В 1955 году Бергман создал «Седьмую печать» — один из лучших фильмов мирового кинематографа. Интересно, что руководство «Свенск Фильминдустри» разрешило ему снимать картину при условии, что она будет сделана с небольшими затратами и всего за тридцать пять дней. И Бергман справился с задачей, использовав в качестве натуры двор студии. «Седьмая печать» — переведённая на киноязык средневековая «Пляска смерти»*, и картина, и философия, и символ, и колода Таро. В основу фильма положена пьеса cамого режиссёра — «Роспись по дереву». Как рассказывал Бергман о своих детских впечатлениях, когда он сопровождал отца, читающего проповеди в сельских церквях, то видел росписи и витражи:
Там были Иисус и разбойники, окровавленные, в корчах; Мария, склонившаяся к Иоанну («зри сына своего, зри мать свою»); Мария Магдалина, грешница (с кем она спала в последний раз?). Рыцарь играет в шахматы со Смертью. Смерть пилит Дерево жизни, на верхушке сидит, ломая руки, объятый ужасом бедняга. Смерть, размахивая косой, точно знаменем, ведет танцующую процессию к Царству тьмы…
Что до сюжета, то он внешне прост: Рыцарь Антониус Блок и его оруженосец Йонс возвращаются на родину из крестового похода после десяти лет отсутствия. На пустынном берегу главному герою является Смерть в облике мужчины в чёрном и рыцарь предлагает ей партию в шахматы. В случае выигрыша Смерть может забрать его, а в случае поражения — оставить. После пробуждения оруженосца Йонса они прерывают игру до следующего раза. К своей партии рыцарь со Смертью возвращаются на протяжении фильма. Рыцарь и оруженосец продолжают свой путь вглубь страны. По пути Антониус заходит исповедаться и рассказывает исповеднику свой план, который поможет ему выиграть, однако он слишком поздно замечает, что его исповедником была сама Смерть. По мере продвижения по стране герои встречают вымершие от чумы деревни, странствующих артистов, присутствуют при сжигании ведьмы. Антониус Блок мучается вопросами бытия. Наконец герой добирается до своего замка, где его встречает жена Карин. Утром, за чтением Откровения Иоанна Богослова (глава 8) всех присутствующих забирает Смерть, что видит сновидец и визионёр Актёр.
Титры —
Режиссёр: Ингмар Бергман // Продюсер: Аллан Экелюнд // Автор сценария: Ингмар Бергман // В главных ролях: Макс фон Сюдов, Гуннар Бьёрнстранд, Биби Андерссон // Оператор: Гуннар Фишер // Композитор: Эрик Нурдгрен
Часто он начинается с чего то очень туманного и неопределенного — случайной реплики, необычной интонации, непонятного, но все же приятного происшествия, которое тебя, может быть, не касается. Иначе говоря, самый первоначальный замысел появляется из сиюминутных впечатлений; они исчезают так же быстро, как возникают, вытягиваются в длинную ярко мерцающую нить, вьющуюся из темного мешка твоего подсознания. Если осторожно и бережно смотать ее, то получится целый фильм с присущим только этому фильму биением пульса и ритмом. Именно через ритм и пульсацию эпизодов фильм обретает структуру, соответствующую обстоятельствам его рождения и главному мотиву.
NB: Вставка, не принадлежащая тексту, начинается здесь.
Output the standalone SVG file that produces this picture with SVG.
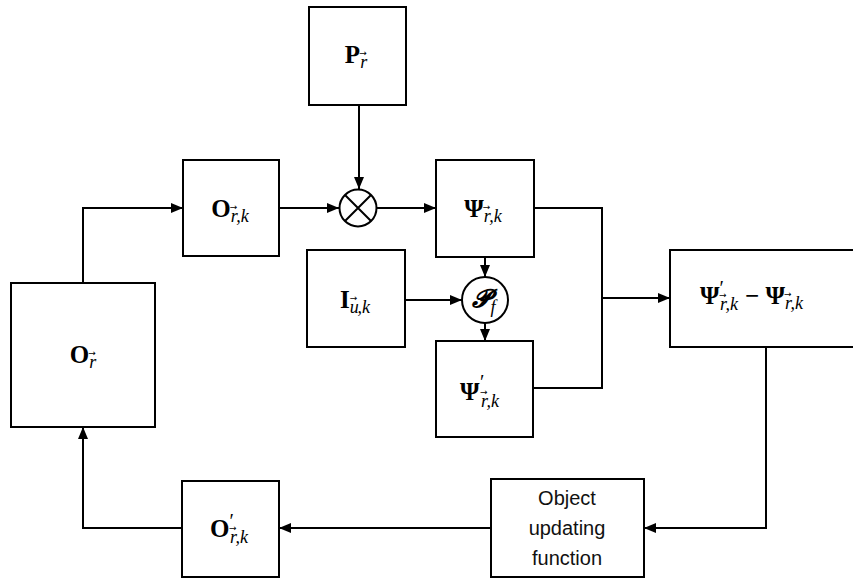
<svg xmlns="http://www.w3.org/2000/svg" width="853" height="579" viewBox="0 0 853 579">
<defs>
<marker id="ah" markerUnits="userSpaceOnUse" markerWidth="13" markerHeight="11" refX="12" refY="5" orient="auto">
<path d="M0,0 L12,5 L0,10 z" fill="#000"/>
</marker>
<style>
.box{fill:#fff;stroke:#000;stroke-width:2}
.ln{fill:none;stroke:#000;stroke-width:2}
.m{font-family:"Liberation Serif","DejaVu Serif",serif;font-weight:bold;font-size:25px;fill:#000}
.s{font-family:"Liberation Serif","DejaVu Serif",serif;font-style:italic;font-weight:normal;font-size:18px}
.v{font-family:"DejaVu Sans",sans-serif;font-style:normal;font-weight:normal;font-size:9px}
.p{font-family:"Liberation Serif",serif;font-style:normal;font-weight:normal;font-size:20px}
.t{font-family:"Liberation Sans",Arial,sans-serif;font-size:20px;fill:#111}
</style>
</defs>
<rect width="853" height="579" fill="#fff"/>
<g id="connectors">
<line class="ln" x1="359" y1="105" x2="359" y2="189" marker-end="url(#ah)"/>
<line class="ln" x1="279" y1="208" x2="339" y2="208" marker-end="url(#ah)"/>
<line class="ln" x1="377" y1="208" x2="436" y2="208" marker-end="url(#ah)"/>
<line class="ln" x1="485" y1="257" x2="485" y2="277" marker-end="url(#ah)"/>
<line class="ln" x1="405" y1="300" x2="462" y2="300" marker-end="url(#ah)"/>
<line class="ln" x1="485" y1="323" x2="485" y2="341" marker-end="url(#ah)"/>
<polyline class="ln" points="534,208 602,208 602,388 533,388"/>
<line class="ln" x1="602" y1="298" x2="670" y2="298" marker-end="url(#ah)"/>
<polyline class="ln" points="766,347 766,528 644,528" marker-end="url(#ah)"/>
<line class="ln" x1="491" y1="528" x2="279" y2="528" marker-end="url(#ah)"/>
<polyline class="ln" points="182,528 83,528 83,427" marker-end="url(#ah)"/>
<polyline class="ln" points="83,283 83,208 183,208" marker-end="url(#ah)"/>
</g>
<g id="P">
<rect class="box" x="309" y="7" width="97" height="98"/>
<text class="m" x="356" y="63" text-anchor="middle">P<tspan class="s" dy="5">r</tspan><tspan class="v" dx="-8" dy="-12">→</tspan><tspan dy="12"> </tspan></text>
</g>
<g id="Ork">
<rect class="box" x="183" y="160" width="96" height="96"/>
<text class="m" x="230" y="217" text-anchor="middle">O<tspan class="s" dy="5">r</tspan><tspan class="v" dx="-8" dy="-12">→</tspan><tspan class="s" dx="-1" dy="12">,k</tspan></text>
</g>
<g id="mult">
<circle class="box" cx="358" cy="208" r="18.5"/>
<path class="ln" d="M345,195 L371,221 M371,195 L345,221"/>
</g>
<g id="Psi">
<rect class="box" x="436" y="160" width="98" height="97"/>
<text class="m" x="483" y="217" text-anchor="middle">Ψ<tspan class="s" dy="5">r</tspan><tspan class="v" dx="-8" dy="-12">→</tspan><tspan class="s" dx="-1" dy="12">,k</tspan></text>
</g>
<g id="I">
<rect class="box" x="307" y="250" width="98" height="97"/>
<text class="m" x="355" y="308" text-anchor="middle">I<tspan class="s" dy="5">u</tspan><tspan class="v" dx="-9" dy="-12">→</tspan><tspan class="s" dy="12">,k</tspan></text>
</g>
<g id="Pf">
<circle class="box" cx="485" cy="300" r="23"/>
<text class="m" x="484" y="307" text-anchor="middle" font-style="italic">𝓟<tspan class="s" dy="6">f</tspan></text>
</g>
<g id="PsiPrime">
<rect class="box" x="436" y="341" width="97" height="96"/>
<text class="m" x="460" y="400">Ψ</text>
<text class="p" x="480" y="389">′</text>
<text class="m" x="480" y="407"><tspan class="s">r</tspan><tspan class="v" dx="-8" dy="-12">→</tspan><tspan class="s" dx="-1" dy="12">,k</tspan></text>
</g>
<g id="Diff">
<rect class="box" x="670" y="250" width="190" height="97"/>
<text class="m" x="700" y="304">Ψ<tspan class="p" dy="-9">′</tspan></text>
<text class="m" x="719" y="310"><tspan class="s">r</tspan><tspan class="v" dx="-8" dy="-12">→</tspan><tspan class="s" dx="-1" dy="12">,k</tspan></text>
<text class="m" x="745" y="304">− Ψ<tspan class="s" dy="5">r</tspan><tspan class="v" dx="-8" dy="-12">→</tspan><tspan class="s" dx="-1" dy="12">,k</tspan></text>
</g>
<g id="Or">
<rect class="box" x="11" y="283" width="144" height="144"/>
<text class="m" x="83" y="363" text-anchor="middle">O<tspan class="s" dy="5">r</tspan><tspan class="v" dx="-8" dy="-12">→</tspan><tspan dy="12"> </tspan></text>
</g>
<g id="OPrime">
<rect class="box" x="182" y="481" width="97" height="96"/>
<text class="m" x="210" y="537">O<tspan class="p" dy="-9">′</tspan></text>
<text class="m" x="229" y="543"><tspan class="s">r</tspan><tspan class="v" dx="-8" dy="-12">→</tspan><tspan class="s" dx="-1" dy="12">,k</tspan></text>
</g>
<g id="Update">
<rect class="box" x="491" y="479" width="153" height="98"/>
<text class="t" x="567" y="505" text-anchor="middle">Object</text>
<text class="t" x="567" y="535" text-anchor="middle">updating</text>
<text class="t" x="567" y="565" text-anchor="middle">function</text>
</g>
</svg>
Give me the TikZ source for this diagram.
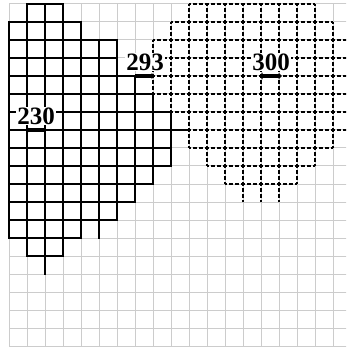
\documentclass[tikz,border=0pt]{standalone}
\usepackage{fontspec}
\setmainfont{Liberation Serif}
\usetikzlibrary{arrows.meta}
\definecolor{gridgray}{RGB}{204,204,204}
\begin{document}
\begin{tikzpicture}[x=1pt,y=-1pt,
  gridline/.style={draw=gridgray,line width=1pt},
  solidline/.style={draw=black,line width=1.3pt,line cap=rect},
  dashline/.style={draw=black,line width=1.3pt,dash pattern=on 3.6pt off 2.4pt,dash phase=1.8pt},
  lbl/.style={fill=white,inner sep=0.8pt,font=\fontsize{25}{25}\selectfont\bfseries},
  markbar/.style={draw=black,line width=4pt}]
\useasboundingbox (0,0) rectangle (346,347);
\clip (0,0) rectangle (346,347);
% background grid
\foreach \i in {0,...,18} \draw[gridline] ({9+18*\i},4) -- ({9+18*\i},350);
\foreach \j in {0,...,19} \draw[gridline] (9,{4+18*\j}) -- (350,{4+18*\j});
% solid region
\foreach \y/\a/\b in {4/27/63, 22/9/81, 40/9/117, 58/9/117, 76/9/135, 94/9/153,
  112/9/171, 130/9/189, 148/9/171, 166/9/171, 184/9/153, 202/9/135, 220/9/117,
  238/9/81, 256/27/63}
  \draw[solidline] (\a,\y) -- (\b,\y);
\foreach \x/\a/\b in {9/22/238, 27/4/256, 45/4/274, 63/4/256, 81/22/238, 99/40/238,
  117/40/220, 135/76/202, 153/94/184, 171/112/166}
  \draw[solidline] (\x,\a) -- (\x,\b);
% dashed region
\foreach \y/\a/\b in {4/189/315, 22/171/333, 40/153/351, 58/153/351, 76/153/351,
  94/153/351, 112/171/351, 130/189/351, 148/189/333, 166/207/315, 184/225/297}
  \draw[dashline] (\a,\y) -- (\b,\y);
\foreach \x/\a/\b in {153/40/94, 171/22/112, 189/4/148, 207/4/166, 225/4/184,
  243/4/202, 261/4/202, 279/4/202, 297/4/184, 315/4/166, 333/22/148}
  \draw[dashline] (\x,\a) -- (\x,\b);
% labels
\node[lbl] (l230) at (36,116) {230};
\node[lbl] (l293) at (145,62) {293};
\node[lbl] (l300) at (271,62) {300};
% marks
\coordinate (m230a) at (26,130);
\coordinate (m230b) at (46,130);
\coordinate (m293a) at (135,76);
\coordinate (m293b) at (155,76);
\coordinate (m300a) at (259,76);
\coordinate (m300b) at (282,76);
\draw[markbar,{Triangle[length=2pt,width=5pt]}-{Triangle[length=2pt,width=5pt]}] (m230a) -- (m230b);
\draw[markbar,-{Triangle[length=3.5pt,width=6pt]}] (m293a) -- (m293b);
\draw[markbar,{Triangle[length=3.5pt,width=6.5pt]}-{Triangle[length=3.5pt,width=6.5pt]}] (m300a) -- (m300b);
\end{tikzpicture}
\end{document}
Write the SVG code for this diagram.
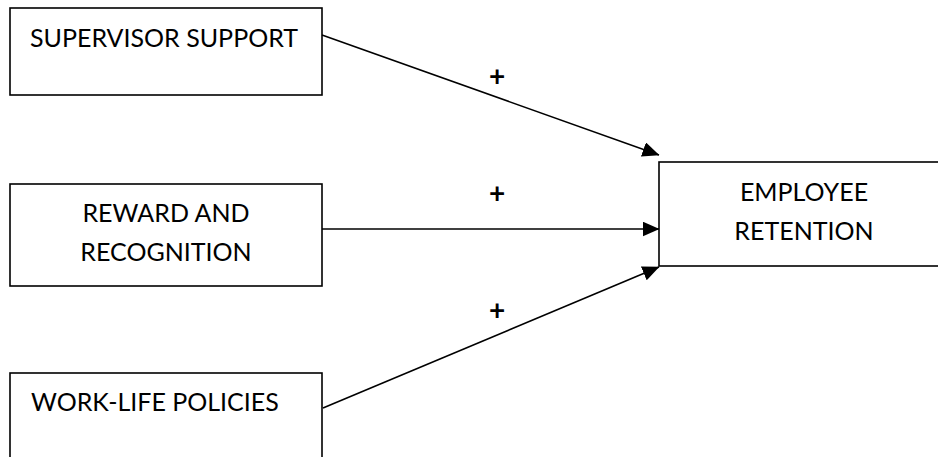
<svg xmlns="http://www.w3.org/2000/svg" width="938" height="457" viewBox="0 0 938 457">
<style>
.box{fill:#fff;stroke:#000;stroke-width:1.6}
.lbl{font-family:Lato,"Open Sans","Liberation Sans",sans-serif;font-size:25px;fill:#000}
.plus{font-family:Lato,"Liberation Sans",sans-serif;font-size:28px;font-weight:bold;fill:#000;text-anchor:middle}
.edge{stroke:#000;stroke-width:1.6;fill:none;marker-end:url(#ah)}
</style>
<defs>
<marker id="ah" markerUnits="userSpaceOnUse" markerWidth="17" markerHeight="15" viewBox="0 0 17 15" refX="16.5" refY="7.5" orient="auto">
<path d="M0,0 L17,7.5 L0,15 z" fill="#000"/>
</marker>
</defs>
<rect width="938" height="457" fill="#fff"/>
<g id="supervisor-support">
<rect class="box" x="10" y="8" width="312" height="87"/>
<text class="lbl" x="30" y="47">SUPERVISOR SUPPORT</text>
</g>
<g id="reward-recognition">
<rect class="box" x="10" y="184" width="312" height="102"/>
<text class="lbl" x="166" y="222" text-anchor="middle">REWARD AND</text>
<text class="lbl" x="166" y="261" text-anchor="middle">RECOGNITION</text>
</g>
<g id="work-life-policies">
<rect class="box" x="10" y="373" width="312" height="100"/>
<text class="lbl" x="31" y="411">WORK-LIFE POLICIES</text>
</g>
<g id="employee-retention">
<rect class="box" x="659" y="162" width="300" height="104"/>
<text class="lbl" x="804" y="201" text-anchor="middle">EMPLOYEE</text>
<text class="lbl" x="804" y="240" text-anchor="middle">RETENTION</text>
</g>
<g id="connectors">
<line class="edge" x1="322" y1="35" x2="659" y2="155"/>
<line class="edge" x1="322" y1="229" x2="659" y2="229"/>
<line class="edge" x1="323" y1="408" x2="659" y2="267"/>
<text class="plus" x="497" y="86">+</text>
<text class="plus" x="497" y="203">+</text>
<text class="plus" x="497" y="320">+</text>
</g>
</svg>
Ощущение неудачи возникает чаще всего еще до того, как ты сел писать. Ты вдруг обнаруживаешь, что прежние яркие мечты оборачиваются теперь затхлой паутиной, видения выцветают, сереют, становятся малозначительными, биение пульса замирает, все богатство твоего воображения сокращается до убожества вымученных фантазий, в которых нет ни смысла, ни силы. Но я все же настойчив, я решил сделать этот фильм, нужно работать — и я работаю с огромным трудом: переношу ритмы, настроения, атмосферу, психологическое напряжение, последовательность эпизодов, запахи и интонации в сценарий, который должен быть удобочитаемым или хотя бы понятным.
Это трудно, но возможно.
Главное здесь — диалог, хотя диалог — это тоже вещь тонкая, он не сразу дается в руки. Написанный для театра диалог похож на систему подсчета очков в неизвестной тебе игре, он непостижим для непосвященного, его интерпретация требует и технического навыка, и воображения, и чувства. Диалог в общем то написать можно, но вот что с ним делать потом, с его ритмом и темпами, скоростью, с которой он должен произноситься, паузами — все это в рукописи опускается, потому что сценарий, содержащий такое множество указаний, читать невозможно.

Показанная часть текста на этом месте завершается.